Se ci fosse una capitale dell’anima, a metà tra oriente e occidente, tra sensi e filosofia, tra onore e imbroglio, avrebbe sede qui. Nel mezzo della città si apre via Spaccanapoli, un rettilineo di più di un chilometro, stretto e vociante, che divide in due l’enorme agglomerato. È il cuore di questa Babele della storia.
Il prato in fondo al mare – Stanislao Niego
Un po’ di Storia
Napoli ti avvolge e ti travolge. Crocevia di culture e contaminazioni, di “miseria e nobiltà”, Napoli è un ossimoro metropolitano dall’anima popolare che affascina e conquista per le sue forti contraddizioni. Nei secoli è stata attraversata da popoli e culture diverse che l’hanno fortemente condizionata. Divenne una vera e propria capitale del Mediterraneo, uno dei più importanti centri del Rinascimento e dell’Umanesimo con il re spagnolo Alfonso V d’Aragona, una vera e propria capitale del Mediterraneo alla pari di Londra, Vienna e Parigi nella politica, architettura, arte e cultura grazie a Carlo di Borbone. Ma fu soprattutto con l’800, quando fu capitale del Regno delle due Sicilie, che ottenne primati storici in ogni settore, dando vita alle celebri innovazioni borboniche: fu la terza capitale in Europa dopo Londra e Parigi ad avere le strade illuminate con 350 lampade a gas, i primi ponti sospesi d’Italia, la prima linea di telegrafo elettrico, il primo albergo per i poveri, la prima ferrovia e prima stazione in Italia (la Napoli-Portici), la prima galleria ferroviaria del mondo, il primo teatro lirico d’Europa (il San Carlo), il primo osservatorio astronomico (a Capodimonte), il primo osservatorio sismologico al mondo, i primi conservatori musicali, le prime università d’Europa laiche (la Federico II) oltre che diverse scuole di Arti e mestieri, il primo sistema pensionistico d’Italia (con la Legge sulle Giubilazioni e Pensioni del 3 maggio 1816) e il primo statuto socialista del mondo (seterie di San Leucio). Una città piena di vita e di storia quindi, dal passato glorioso e dal futuro incerto, nutrita da un popolo dalle mille risorse capace di adattarsi, con ingegno e furbizia, alle molte avversità e opportunità.
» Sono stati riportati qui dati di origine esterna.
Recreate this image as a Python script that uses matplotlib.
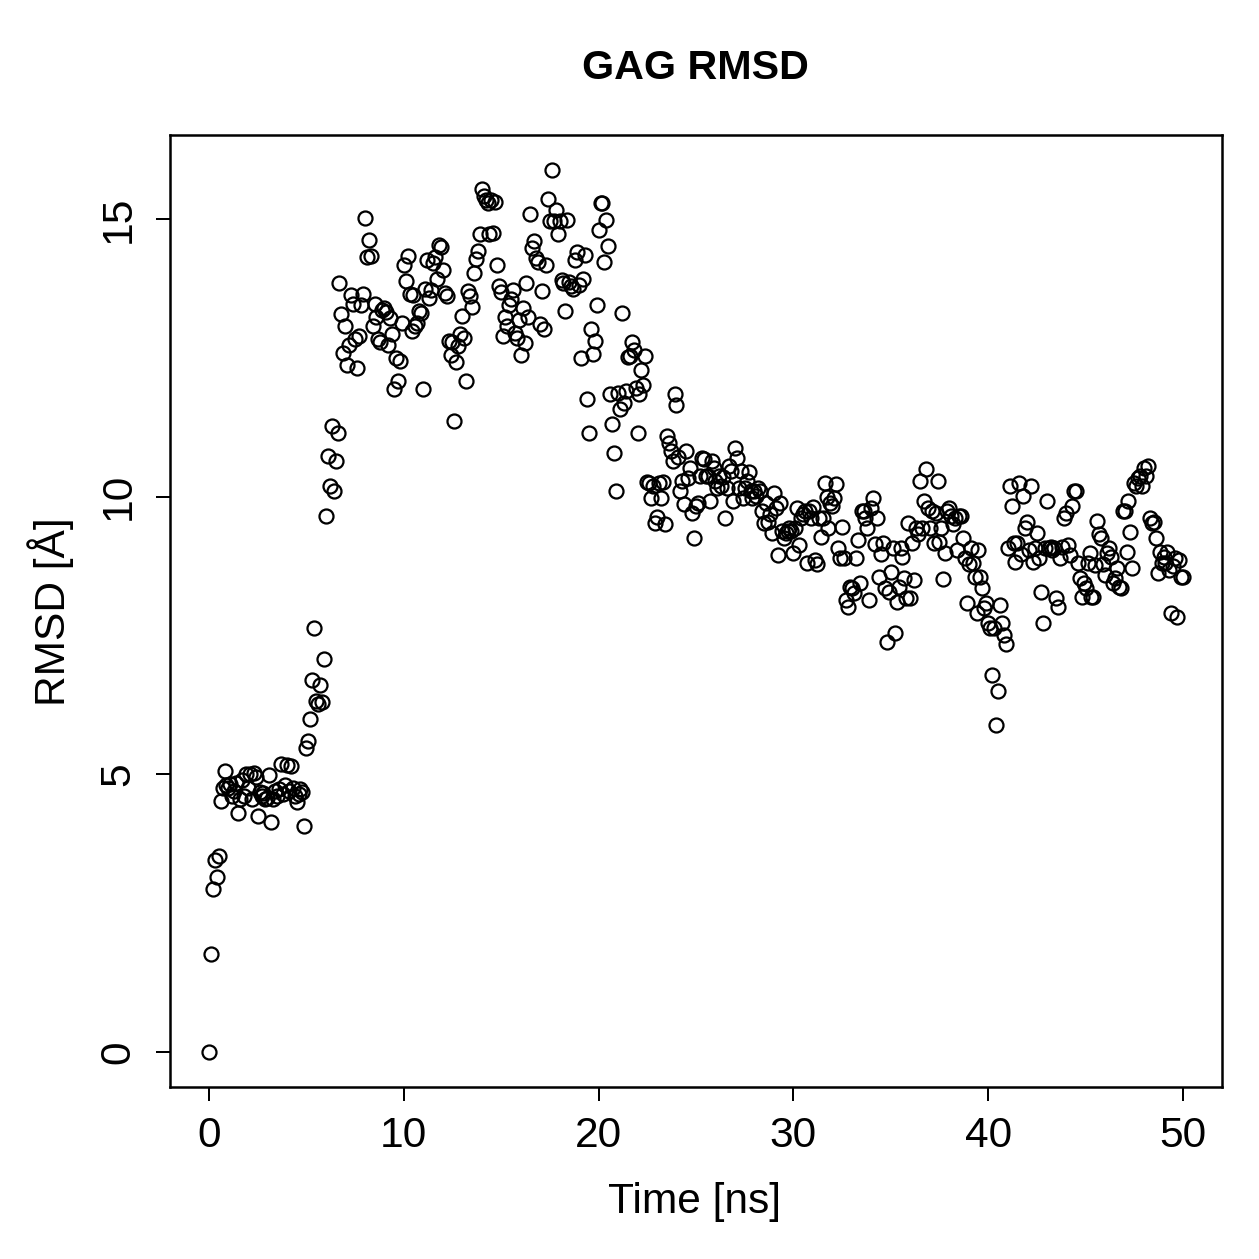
import numpy as np
import matplotlib
matplotlib.use('Agg')
import matplotlib.pyplot as plt

plt.rcParams['font.family'] = ['Liberation Sans', 'DejaVu Sans']

# RMSD of GAG, one frame every 0.1 ns
time_step = 0.1
rmsd = [
    # 0-1 ns
    0.0, 1.77, 2.94, 3.46, 3.15, 3.53, 4.52, 4.76, 5.05, 4.8,
    4.75, 4.82, 4.6, 4.7, 4.85, 4.3, 4.55, 4.9, 4.6, 5.0,
    4.75, 5.0, 4.55, 5.02, 4.95, 4.24, 4.68, 4.6, 4.66, 4.55,
    4.58, 4.98, 4.13, 4.55, 4.7, 4.6, 4.74, 5.19, 4.65, 4.8,
    5.17, 4.7, 5.15, 4.75, 4.6, 4.5, 4.65, 4.74, 4.68, 4.07,
    # 5-10 ns
    5.48, 5.6, 5.99, 6.7, 7.63, 6.31, 6.27, 6.6, 6.3, 7.08,
    9.65, 10.74, 10.2, 11.27, 10.1, 10.65, 11.14, 13.85, 13.29, 12.58,
    13.07, 12.37, 12.73, 13.63, 13.47, 12.84, 12.31, 12.89, 13.45, 13.65,
    15.02, 14.31, 14.62, 14.33, 13.07, 13.47, 13.23, 12.84, 12.78, 13.36,
    13.39, 13.32, 12.73, 13.21, 12.93, 11.93, 12.49, 12.08, 12.44, 13.12,
    # 10-15 ns
    14.17, 13.88, 14.33, 13.65, 12.98, 13.63, 13.07, 13.12, 13.34, 13.3,
    11.93, 13.74, 14.26, 13.57, 13.72, 14.2, 14.31, 13.92, 14.53, 14.49,
    14.08, 13.67, 13.61, 12.8, 12.55, 12.78, 11.37, 12.42, 12.71, 12.93,
    13.25, 12.85, 12.08, 13.7, 13.61, 13.41, 14.03, 14.28, 14.42, 14.73,
    15.54, 15.41, 15.34, 15.29, 14.73, 15.34, 14.75, 15.31, 14.17, 13.79,
    # 15-20 ns
    13.68, 12.89, 13.23, 13.07, 13.45, 13.56, 13.72, 12.94, 12.85, 13.18,
    12.55, 13.39, 12.76, 13.85, 13.23, 15.09, 14.48, 14.6, 14.3, 14.22,
    13.11, 13.7, 13.02, 14.17, 15.36, 14.96, 15.88, 14.96, 15.16, 14.73,
    14.96, 13.9, 13.85, 13.34, 14.98, 13.86, 13.79, 13.74, 14.26, 14.4,
    13.81, 12.49, 13.92, 14.35, 11.75, 11.14, 13.02, 12.57, 12.8, 13.45,
    # 20-25 ns
    14.8, 15.29, 15.29, 14.22, 14.98, 14.51, 11.84, 11.3, 10.78, 10.1,
    11.86, 11.57, 13.3, 11.68, 11.9, 12.51, 12.53, 12.78, 12.64, 11.95,
    11.14, 11.84, 12.28, 12.02, 12.53, 10.26, 10.24, 9.97, 10.19, 9.52,
    9.63, 10.24, 9.97, 10.26, 9.5, 11.09, 10.96, 10.83, 10.65, 11.85,
    11.65, 10.71, 10.1, 10.28, 9.86, 10.82, 10.33, 10.51, 9.7, 9.25,
    # 25-30 ns
    9.84, 9.88, 10.37, 10.69, 10.67, 10.37, 10.38, 9.92, 10.64, 10.51,
    10.29, 10.15, 10.37, 10.19, 10.35, 9.61, 10.15, 10.56, 10.47, 9.92,
    10.87, 10.69, 10.15, 10.47, 9.97, 10.15, 10.28, 10.45, 10.1, 9.97,
    10.11, 10.02, 10.15, 10.1, 9.75, 9.52, 9.88, 9.54, 9.68, 9.34,
    10.06, 9.79, 8.94, 9.88, 9.39, 9.25, 9.34, 9.39, 9.43, 9.39,
    # 30-35 ns
    8.98, 9.43, 9.79, 9.12, 9.61, 9.68, 9.75, 8.8, 9.74, 9.61,
    9.81, 8.85, 8.78, 9.61, 9.28, 9.61, 10.24, 10.0, 9.43, 9.88,
    9.84, 9.97, 10.22, 9.07, 8.89, 9.46, 8.89, 8.13, 8.02, 8.38,
    8.35, 8.26, 8.89, 9.21, 8.44, 9.74, 9.75, 9.61, 9.43, 8.13,
    9.79, 9.97, 9.14, 9.61, 8.56, 8.96, 9.16, 8.35, 7.39, 8.29,
    # 35-40 ns
    8.65, 9.07, 7.55, 8.11, 8.38, 9.07, 8.92, 8.53, 8.17, 9.52,
    8.17, 9.16, 8.49, 9.43, 9.32, 10.28, 9.43, 9.92, 10.49, 9.79,
    9.43, 9.75, 9.16, 9.7, 10.29, 9.19, 9.43, 8.51, 8.98, 9.75,
    9.79, 9.65, 9.5, 9.61, 9.03, 9.65, 9.66, 9.25, 8.89, 8.08,
    8.78, 9.07, 8.8, 8.56, 7.9, 9.03, 8.56, 8.35, 7.99, 8.08,
    # 40-45 ns
    7.72, 7.63, 6.78, 7.63, 5.88, 6.49, 8.04, 7.72, 7.5, 7.34,
    9.07, 10.2, 9.83, 9.16, 8.83, 9.16, 10.24, 8.96, 10.02, 9.43,
    9.55, 9.03, 10.2, 8.83, 9.07, 9.34, 8.89, 8.29, 7.72, 9.07,
    9.92, 9.07, 9.1, 9.03, 9.07, 8.17, 8.02, 8.89, 9.1, 9.61,
    9.7, 9.12, 8.94, 9.83, 10.11, 10.11, 8.8, 8.53, 8.2, 8.44,
    # 45-50 ns
    8.35, 8.8, 8.98, 8.2, 8.2, 8.76, 9.57, 9.32, 9.25, 8.78,
    8.58, 8.98, 9.07, 8.92, 8.44, 8.53, 8.71, 8.38, 8.35, 9.75,
    9.75, 9.01, 9.92, 9.37, 8.71, 10.24, 10.2, 10.33, 10.37, 10.19,
    10.51, 10.38, 10.56, 9.61, 9.52, 9.55, 9.25, 8.62, 9.01, 8.8,
    8.92, 8.8, 9.01, 8.67, 7.9, 8.75, 8.89, 7.84, 8.85, 8.56,
    8.56,
]
time_ns = np.arange(len(rmsd)) * time_step

x_ticks = [0, 10, 20, 30, 40, 50]
y_ticks = [0, 5, 10, 15]

fig = plt.figure(figsize=(1259 / 180, 1259 / 180), dpi=180)
ax = fig.add_axes([0.135, 0.1366, 0.8356, 0.7562])

ax.plot(time_ns, rmsd, 'o', mfc='none', mec='black', ms=5.6, mew=0.9)

# R-style 4% padding around the data range
def padded(lo, hi):
    d = (hi - lo) * 0.04
    return lo - d, hi + d

ax.set_xlim(*padded(min(time_ns), max(time_ns)))
ax.set_ylim(*padded(min(rmsd), max(rmsd)))

ax.set_xticks(x_ticks)
ax.set_yticks(y_ticks)
ax.tick_params(direction='out', length=5.6, width=0.8, labelsize=17)
ax.tick_params(axis='x', pad=6)
ax.tick_params(axis='y', pad=7)
for lab in ax.get_yticklabels():
    lab.set_rotation(90)
    lab.set_va('center')
for s in ax.spines.values():
    s.set_linewidth(1.0)

fig.text(0.552, 0.946, 'GAG RMSD', ha='center', va='center', fontsize=16.5, fontweight='bold')
fig.text(0.552, 0.045, 'Time [ns]', ha='center', va='center', fontsize=17)
fig.text(0.04, 0.514, 'RMSD [Å]', ha='center', va='center', fontsize=17, rotation=90)

fig.savefig('out.png', dpi=180)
E non è forse stato un colpo di genio quello del pizzaiolo Raffaele Esposito che nel 1889, secolo d’oro per la città, si presentò alla Reggia di Capodimonte con una pizza che omaggiava i tre colori della bandiera italiana(pomodoro, mozzarella e basilico) chiamata Margherita in onore della regina Margherita di Savoia, che aveva tanta voglia di una pizza? Così narra la leggenda e così viene scherzosamente ricordato dai suoi concittadini: “Rafè , nun te piglià collera, è cos‘è niente! Però pure tu con ‘sta pizza Margherita, alla Regina Margherita di Savoia non potevi preparare un piatto di pasta, nu ragù, ‘na genovese, ‘na lasagna. Vedi un po’ che cosa hai combinato!” perché con la Margherita la pizza venne nobilitata da cibo popolare di strada a cibo per le classi più abbienti. Studi recenti documentano però che fra il 1796 e il 1810 Il filologo Emanuele Rocco, nel secondo volume del libro Usi e costumi di Napoli e contorni descritti e dipinti di Francesco de Bourcard pubblicato nel 1858, scrisse di diversi condimenti per la pizza tra i quali basilico e “sottili fette di muzzarella” oltre a “pomidoro, aglio e oglio”.
Ma questa è già storia. La pizza in realtà ha origini molto antiche e diverse: gli Egizi furono i primi a scoprire, per caso, il lievito grazie alla pasta impura che gonfiava e iniziarono così a cuocerla nei forni a cono, mentre i greci e i romani impastavano delle specie di focacce che fungevano da piatti condite con sale, erbe, aglio e cipolla. Dobbiamo però arrivare al ‘500 per trovare, per la prima volta, la parola pizza nel dialetto napoletano che indicava una focaccia soffice con olio e sale, come narra il poeta e saggista Benedetto Di Falco nella sua Descrizione dei luoghi antichi di Napoli, e la prima ricetta della Mastunicola fatta con strutto, formaggio, basilico e pepe. In seguito si diffuse la pizza ai cecinielli preparata con minutaglia di pesci. Si deve invece aspettare la scoperta del Nuovo Mondo per l’arrivo delle bacche rosse esotiche, volgarmente chiamate pomidoro, e arrivare fino a metà del ‘700 per avere la prima ricetta con questo prezioso ortaggio citata da Vincenzo Corrado nel suo Il cuoco galante in cui raccontava le abitudini alimentari della città di Napoli.